2007 Zalău explosion
- Location of Zalău within Romania
- Date: September 14, 2007
- Time: 7:30 EEST (4:30 UTC)
- Location: Zalău, Sălaj County, Romania;
- Deaths: 2
- Injuries: 15

= Zalău explosion =

The Zalău explosion occurred on September 14, 2007 in a block of flats in Zalău, Romania as the result of a gas leak. Two people died and fifteen were injured in the explosion. The structure was severely affected and the block of flats E24 was demolished in October 2007. A total of 19 families were affected by the deflagration. They had been petitioning local natural gas distributor E.ON Gaz for two years before the explosion as a strong smell of gas could be sensed both inside and outside the block of flats. The gas network system had been eight years overdue before the explosion.

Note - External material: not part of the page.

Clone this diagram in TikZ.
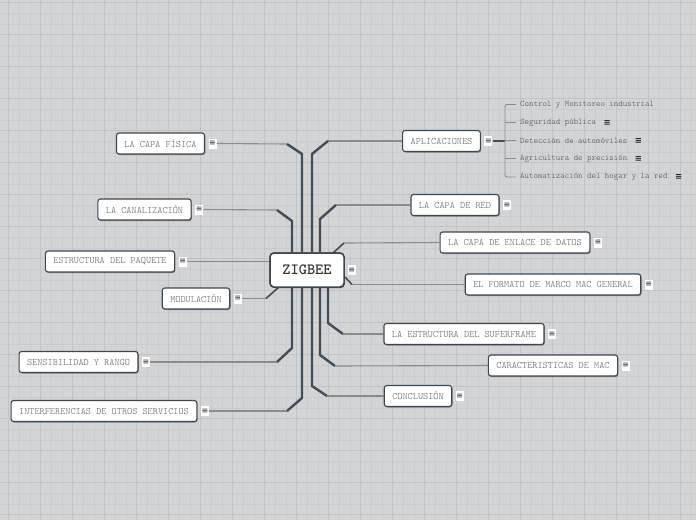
\documentclass[tikz,border=0pt]{standalone}
\usepackage{fontspec}
\setmonofont{lmmonolt10-regular.otf}[BoldFont=lmmonolt10-bold.otf]
\newfontfamily\symfont{DejaVu Sans}
\usetikzlibrary{calc,shadows}
\definecolor{bg}{HTML}{D3D4D6}
\definecolor{gridminor}{HTML}{CACBCD}
\definecolor{gridmajor}{HTML}{C2C3C5}
\definecolor{trunkc}{HTML}{434D55}
\definecolor{branchc}{HTML}{888C90}
\definecolor{boxborder}{HTML}{3E474E}
\definecolor{txt}{HTML}{5E5E5E}
\definecolor{subtxt}{HTML}{4A4A4A}
\begin{document}
\begin{tikzpicture}[x=1pt,y=-1pt,
  topic/.style={draw=boxborder, line width=1.1pt, fill=white, rounded corners=2.5pt,
    font=\ttfamily\fontsize{9.8}{11}\selectfont, text=txt, minimum height=21pt,
    inner xsep=8pt, inner ysep=0pt,
    drop shadow={shadow xshift=0.8pt, shadow yshift=-1pt, opacity=0.35, fill=black}},
  central/.style={draw=boxborder, line width=1.5pt, fill=white, rounded corners=4pt,
    font=\ttfamily\bfseries\fontsize{15.6}{17}\selectfont, text=black!80,
    minimum width=74pt, minimum height=34pt, inner sep=0pt,
    drop shadow={shadow xshift=0.8pt, shadow yshift=-1pt, opacity=0.35, fill=black}},
  icon/.style={fill=white, inner sep=0pt, minimum width=8pt, minimum height=10pt,
    font=\symfont\fontsize{8}{8}\selectfont, text=black!85},
  subicon/.style={inner sep=0pt, font=\symfont\bfseries\fontsize{8.5}{8}\selectfont, text=black!85},
  subtopic/.style={anchor=west, inner sep=0pt, font=\ttfamily\fontsize{8.5}{10}\selectfont, text=subtxt},
  trunk/.style={draw=trunkc, line width=2.4pt, line join=round},
  branch/.style={draw=branchc, line width=1.1pt},
  bracket/.style={draw=branchc, line width=0.9pt, rounded corners=2pt}
]
\useasboundingbox (0,0) rectangle (696,520);
% background and grid
\begin{scope}
\clip (0,0) rectangle (696,520);
\fill[bg] (0,0) rectangle (696,520);
\foreach \i in {0,...,65} {
  \draw[gridminor, line width=0.8pt] ({8.67+\i*10.667},0) -- ++(0,520);
}
\foreach \i in {0,...,49} {
  \draw[gridminor, line width=0.8pt] (0,{2.7+\i*10.667}) -- ++(696,0);
}
\foreach \i in {0,...,21} {
  \draw[gridmajor, line width=1pt] ({8.67+\i*32},0) -- ++(0,520);
}
\foreach \i in {0,...,16} {
  \draw[gridmajor, line width=1pt] (0,{2.7+\i*32}) -- ++(696,0);
}
\end{scope}

% central
\node[central] (zig) at (307,270) {ZIGBEE};
\node[icon] (zigI) at ($(zig.east)+(7,0)$) {≡};

% left topics
\node[topic] (fis) at (160.5,143.5) {LA CAPA FÍSICA};
\node[topic] (can) at (144.5,209.5) {LA CANALIZACIÓN};
\node[topic] (paq) at (110,261.5) {ESTRUCTURA DEL PAQUETE};
\node[topic] (mod) at (196,298.5) {MODULACIÓN};
\node[topic] (sen) at (78.5,362) {SENSIBILIDAD Y RANGO};
\node[topic] (int) at (104,411) {INTERFERENCIAS DE OTROS SERVICIOS};
% right topics
\node[topic] (apl) at (441.5,141) {APLICACIONES};
\node[topic] (red) at (455,205) {LA CAPA DE RED};
\node[topic] (enl) at (515,242.5) {LA CAPA DE ENLACE DE DATOS};
\node[topic] (fmt) at (553,284.5) {EL FORMATO DE MARCO MAC GENERAL};
\node[topic] (sup) at (464,334) {LA ESTRUCTURA DEL SUPERFRAME};
\node[topic] (car) at (553,365.5) {CARACTERISTICAS DE MAC};
\node[topic] (con) at (418,396) {CONCLUSIÓN};

% icons
\foreach \n in {fis,can,paq,mod,sen,int,apl,red,enl,fmt,sup,car,con} {
  \node[icon] (\n I) at ($(\n.east)+(7.5,0)$) {≡};
}

% subtopics of APLICACIONES
\node[subtopic] (s1) at (520,104.5) {Control y Monitoreo industrial};
\node[subtopic] (s2) at (520,122.5) {Seguridad pública};
\node[subtopic] (s3) at (520,140.5) {Detección de automóviles};
\node[subtopic] (s4) at (520,158.5) {Agricultura de precisión};
\node[subtopic] (s5) at (520,177) {Automatización del hogar y la red};
\node[subicon] (s2I) at ($(s2.east)+(11,0)$) {≡};
\node[subicon] (s3I) at ($(s3.east)+(11,0)$) {≡};
\node[subicon] (s4I) at ($(s4.east)+(11,0)$) {≡};
\node[subicon] (s5I) at ($(s5.east)+(11,0)$) {≡};

\coordinate (brk) at (505,141);
\draw[draw=trunkc, line width=1.4pt] (aplI.east) -- (brk);
\draw[bracket] ($(s1.west)+(-4,0)$) -- (505,104.5) -- (505,177) -- ($(s5.west)+(-4,0)$);
\draw[bracket] (brk |- s2.west) -- ($(s2.west)+(-4,0)$);
\draw[bracket] (brk |- s3.west) -- ($(s3.west)+(-4,0)$);
\draw[bracket] (brk |- s4.west) -- ($(s4.west)+(-4,0)$);

% bend coordinates
\coordinate (fisA) at (287,144);  \coordinate (fisB) at (302,154);
\coordinate (canA) at (277,210);  \coordinate (canB) at (292,221);
\coordinate (aplA) at (328,141);  \coordinate (aplB) at (312,154);
\coordinate (redA) at (336,205);  \coordinate (redB) at (320,219);
\coordinate (enlA) at (344,243);  \coordinate (enlB) at (333,253);
\coordinate (senA) at (277,362);  \coordinate (senB) at (292,348);
\coordinate (intA) at (287,411);  \coordinate (intB) at (302,398);
\coordinate (conA) at (327,396);  \coordinate (conB) at (312,386);
\coordinate (carA) at (335,366);  \coordinate (carB) at (320,355);
\coordinate (supA) at (343,334);  \coordinate (supB) at (328,323);
\coordinate (modA) at (266,298.5); \coordinate (modB) at (279,287);
\coordinate (fmtA) at (352,284.5); \coordinate (fmtB) at (345,277);

% connectors (top)
\draw[branch] (fisI.east) -- (fisA);
\draw[trunk] (fisA) -- (fisB) -- (zig.north -| fisB);
\draw[branch] (canI.east) -- (canA);
\draw[trunk] (canA) -- (canB) -- (zig.north -| canB);
\draw[branch] (apl.west) -- (aplA);
\draw[trunk] (aplA) -- (aplB) -- (zig.north -| aplB);
\draw[branch] (red.west) -- (redA);
\draw[trunk] (redA) -- (redB) -- (zig.north -| redB);
\draw[branch] (enl.west) -- (enlA);
\draw[draw=trunkc, line width=1.6pt] (enlA) -- (enlB);
% connectors (side)
\draw[branch] (paqI.east) -- (zig.west |- paqI.east);
\draw[branch] (modI.east) -- (modA);
\draw[draw=trunkc, line width=1.6pt] (modA) -- (modB);
\draw[draw=trunkc, line width=1.6pt] (fmtB) -- (fmtA);
\draw[branch] (fmtA) -- (fmt.west);
% connectors (bottom)
\draw[trunk] (zig.south -| senB) -- (senB) -- (senA);
\draw[branch] (senA) -- (senI.east);
\draw[trunk] (zig.south -| intB) -- (intB) -- (intA);
\draw[branch] (intA) -- (intI.east);
\draw[trunk] (zig.south -| conB) -- (conB) -- (conA);
\draw[branch] (conA) -- (con.west);
\draw[trunk] (zig.south -| carB) -- (carB) -- (carA);
\draw[branch] (carA) -- (car.west);
\draw[trunk] (zig.south -| supB) -- (supB) -- (supA);
\draw[branch] (supA) -- (sup.west);

% redraw central on top of trunks
\node[central] at (zig) {ZIGBEE};
\end{tikzpicture}
\end{document}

On September 19, 2007, hundreds of people participated in the funeral of those who died in the explosion. Because E.ON Gaz did not provide support to the affected families, they protested in front of the headquarters of the company in Târgu Mureș on September 14, 2009. In December 2010, six persons were sentenced to prison in connection with the explosion, but in December 2011 their sentences were suspended. Compensations owed to individuals ranged from 67,000 to 222,000 lei. In March 2012, the former owners started to rebuild the block of flats.